Women of Reverence welcomes Lungelwa Mnyamana as a guest blogger.
Lungelwa "Lungie" Mnyamana is a child of God , Marketer and founder of Eminent Pearl Communications and @dear_singlemoms, a mother and youth mentor.
A passionate marketer who loves building strong brands and developing others. With over 10 years’ experience in marketing and market research where she contributed to the growth of local and international brands, Lungie decided to start her own marketing company to serve local brands and small businesses who are trying to build brands.
Lungie is a born again Christian, member and servant at Grace Bible Church. She loves God and loves worship. She believes is worshiping God through her gifts and her worship is through her blog, Life With Umi (www.lifewithumi.com ).
When not working, Lungie enjoys spending time with her son Umi, reading, watching movies &documentaries and blogging on her journey with God.
I was 6 months pregnant when I realised I was going to be a single mother. Knowing that I would be responsible for another human being all by myself brought a big shift in my spirit. I knew I could never do it alone. I sought God and asked Him to help me. I renewed my commitment to Christ. This time was a lot different from any other relationship I may have had with God. I surrendered; I still surrender, every day I am learning to surrender.
One of my early decisions I made was to strive to be better and not bitter. I asked God to help me forgive my son's father for everything I may have believed he did or did not do.
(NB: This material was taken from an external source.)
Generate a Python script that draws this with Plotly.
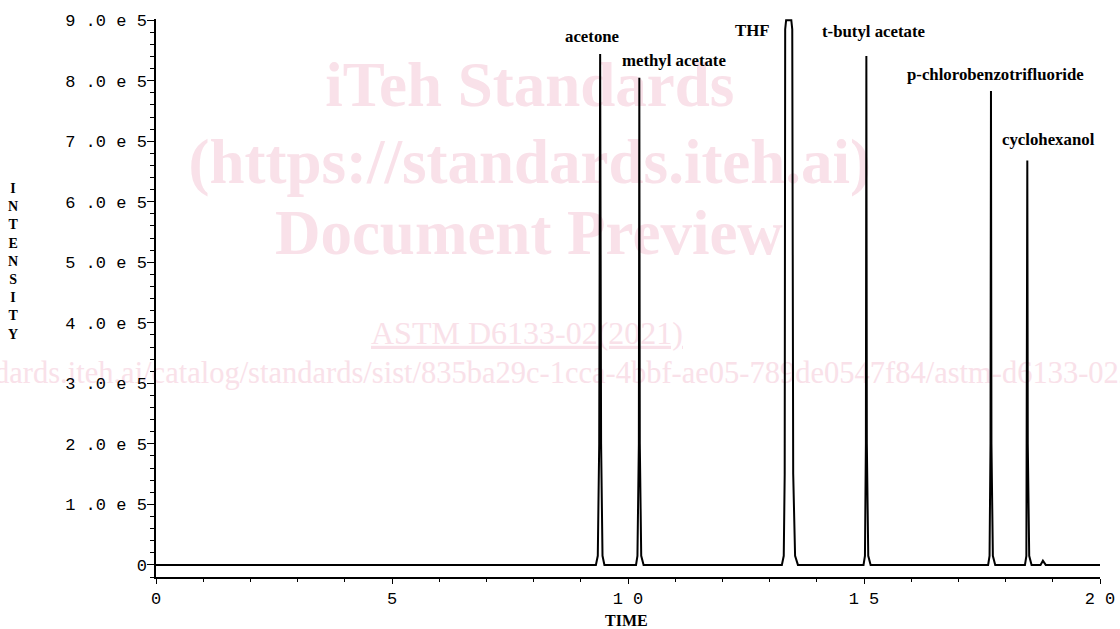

Because this was a genuine decision I made myself, I thought forgiveness would come easily. I didn't know that forgiveness is an everyday thing, something you work through every thought and every experience that brings you to that space again.
Colossians 3:13 says “Bearing with one another and, if one has a complaint against , forgiving each other; as the Lord has forgiven you, so you also must forgive.” This is one of the scriptures that propels me forward.
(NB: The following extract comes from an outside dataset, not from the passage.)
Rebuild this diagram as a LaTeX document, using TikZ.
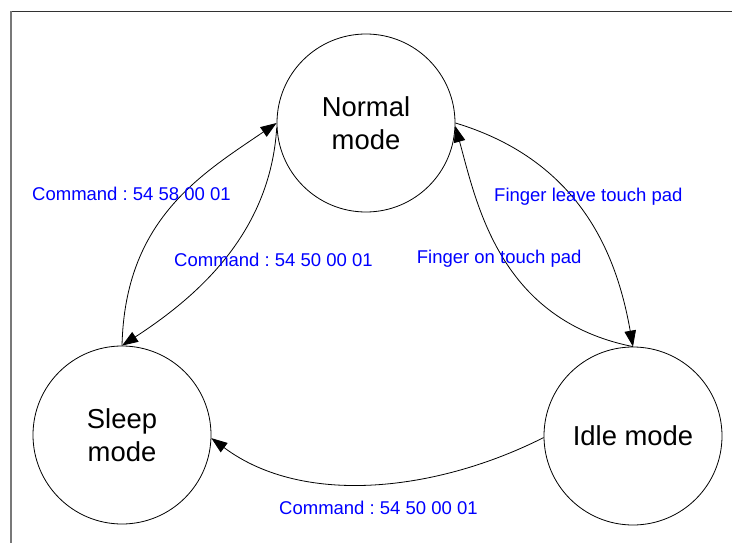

Being a single mother is a faith challenging responsibility. When you invite Christ into your life, you think many of your challenges will fizzle away. But God does not promise us a challenge free life; He promises us that in our challenges, in our valleys He will be with us. It took a good three years of me having the wrong expectations from God to finally realize; God was not working on someone else I believed had wronged me. He was working on me as a mother who asked to depend on Him. He was working on me who called upon Him.
Whenever I was frustrated, I used to speak to myself and say "fix it Jesus" but I always looked in the wrong place for His solution. Three years in, it finally occurred to me, He was fixing it. I had given the Lord permission to work in me but I was looking elsewhere to see change. This is when the Holy Spirit nudged me and made me realize nothing was broken, what needed to be fixed was my attitude of always prescribing how things should go. The Lord wanted me to let go and let God.
Everyday has its own challenges but my attitude towards those is what God keeps working on. Everything bitter I ask the Lord how I can make better. I have come to understand that healing is a process for everyone. I have many battles I only attend to on my knees and this has also helped with my bitter to better shift.
Healing from any bitter situation is a journey. You are tested along the way. Just when you think things have fallen into place, an experience triggers you and takes you a few steps back.
● Allow yourself to experience the pain and ask the Lord to help you through it.
I think Father's day remains a strong trigger for many single mothers regardless of how they have become single mothers. Kids bring Father's day cards from school on a Friday and just as you recover from managing that conversation at home, Sunday comes and an outpouring of social media dedications reminds you and tries to pull you to a space of bitter. What often makes us bitter is not accepting a situation we are in and look to God on how we can make it better. God says, come to me all who are heavy laden and I will give you rest. When you go to the Lord with your problem, you have to be honest about your feelings and allow Him to make it better.
● Pray for wisdom
I pray to God for wisdom and listen for an answer. God gives us practical solutions. With time I have learned and seen God provide the help single parents ask for. We have God parents, mentors of all nature. When I grew up as a child I remember having a God parent who was there when I got confirmed (growing up in a catholic home) but I don't remember much of a relationship beyond the church. Years later I think about this role in 2020 and the importance of it for a child who is brought up by a single parent. The nuclear family structure has become rare in our society but God has not given up on His people, when He said, I will send you a helper, He does mean we will always have help when we ask for it. Sometimes the “church” can make you feel like you are a write off for having a child out of wedlock or being a single mother as a result of a divorce but as God’s children we know that Christ died on the cross for all men who believe , righteous and unrighteous to receive forgiveness .
● Be true to yourself and find people who will receive you as you are.
Being able to find a spiritual home that embraces you in your worse form and supports you as you find your identity in Christ is fundamental. The power of your your experience is a testimony for others. I believe that being vulnerable and sharing my journey with God as a single parent is a ministry in God’s kingdom especially in a country where 60% of children are brought up by single parents.
I reflect on my experiences as a single mother and am grateful to the Lord. Being a mother has brought me so much closer to God. I have become more vulnerable and compassionate towards others. When I am weak, I know I am strong in the Lord. My mom named my son Umikuthi (which means God is upon us).God is truly upon us.